Una ya no sabe si tiene cabida en lo que adora. Si la tendrá alguna vez. 

Somos muchas las que defendemos y dignificamos con la palabra nuestra cultura popular, el misterio de nuestras raíces, aunque a menudo tengamos un lugar marginal en él. ¿Cómo sería esta fiesta si las mujeres hubieran metido más mano, si se les hubiese dado más poder? ¿Acaso no podrían llevar ellas la procesión en volandas, con lo chiquita que es esa virgen?

Siendo honesta, tampoco sé si a nosotras se nos hubiese ocurrido alguna vez, allá en el 75 e inaugurando la tradición, meterle un salto loco a esa verja.

No es nuestro estilo.

No es nuestro estilo lo tosco, lo temerario, lo atávico que avanza a empujones, lo chiflado que excita a la vez que, a veces, amenaza la vida. Cuando veo alguna demostración física embrutecida y rudimentaria, algo bravucona y gratuita, siempre pienso "jajá, esto sólo se le ocurre a un hombre". Es testosterona jugando sus cartas.
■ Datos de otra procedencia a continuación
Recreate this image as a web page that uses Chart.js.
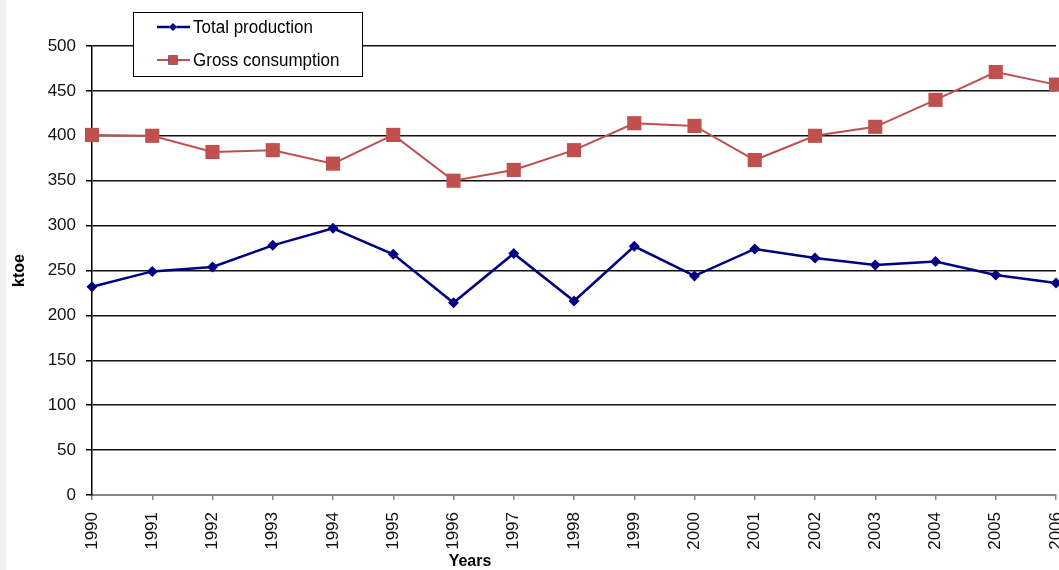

Internet está lleno de esos vídeos en los que un tipo, a menudo, hace el ridículo por exceso de confianza y sale un poco mal parado. No pasa nada, esa virulencia suya también ha servido, en sentido positivo, para salvar y cuidar civilizaciones. Para ir a matarse en la guerra por sus mujeres y sus hijos.

¡Les queremos así! Tan brutos y sentimentales como cuando saltan la reja, aunque a veces no sepamos lo que queremos: si que se bajen o que nos hagan un huequito.